書店へ行くと、独立や脱サラなど開業に関するノウハウ本が並んでいます。
これらの本をパラパラめくると、メリットや成功例ばかりが書いていて、デメリットがあまり書いていません。
そこで、リスクマネジメントの意味も込めて、独立開業のデメリットを考えてみました。
収入が不安定・減少することもある
当然ですが、給料制から卒業することになるため、収入面で不安定になります。
ノウハウ本やセミナーでは、収入が何十倍になった。などの成功例が紹介されますが、その裏では収入が減った人や、事業に失敗した人がたくさんいることも事実です。
もちろん不安定というリスクは承知の上で、独立という道を選ぶのだと思いますが。
経費や税金・社会保険料の支払い
給料制で勤務していると、税金と社会保険料(年金・健康保険料)は源泉徴収で天引きされているため、自分で支出するものは完全に生活費だけです。
しかし独立開業すると、まず事業上の経費が発生し、さらに税金や国民年金・国民健康保険料などの支払いが発生します。
これらの支払いは、自分でコンビニや金融機関で納付しなければならず、会社は代行してくれません。
確定申告・各種手続き
上記と似ていますが、社会保険や税金の確定申告など、これまで勤務先が代行してくれていた申告や手続きを、すべて自分で手続きしなければなりません。
わからないからと言って放置しておくと、当然ですが税務署や役所から連絡が来ます。さらに滞納をすると延滞金や延滞税・加算金といった過料も課される可能性があります。
病気すると即収入ダウン
独立開業すると有給がないため、病気やケガをして営業に穴を開けると、すぐに収入が下がります。
不動産賃貸業なら大きな問題になりませんが、飲食店や美容室は臨時休業の影響がすぐに出ます。
これらのリスクに対して、従業員を雇ったり、保険に加入するなどしてリスクマネジメントしなければなりません。
自由がなくなることもある
独立開業すると、会社に縛られることもなく、時間を自由に使えると言われていますが、実際には休む暇がなかったり、収入面で不安定となり簡単に休むという選択肢が取れません。

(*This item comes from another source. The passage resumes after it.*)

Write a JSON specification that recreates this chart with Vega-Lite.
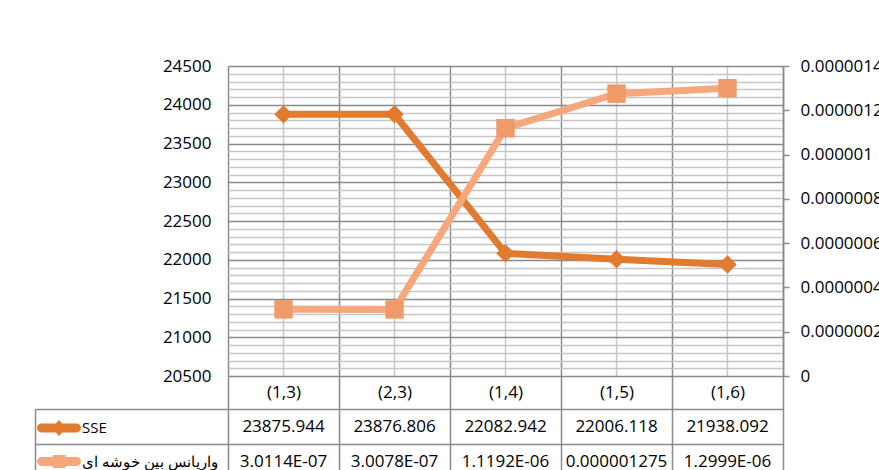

フリーランスやフリーターと言われる人も、実は完全にフリー(自由)というわけではありません。
それでも独立開業を目指す人
独立開業のデメリットだけを考えてみました。考えればまだまだ考えれば出てきそうな気がします。
これから開業される方は、これを見て自分には無理だと思うのなら一度立ち止まって考え直しても良いと思います。
独立開業が向いている人もいれば、会社や組織に属して働くことが向いている人もいるので、無理に独立開業する必要はありません。
それでもなお「独立」「開業」「脱サラ」を目指す人は、デメリット以上のメリットを見据えている人だと思いますし、デメリットを覚悟している人だと思います。
僕ら税理士や会計事務所は、そのような人たちをサポートするために存在しています。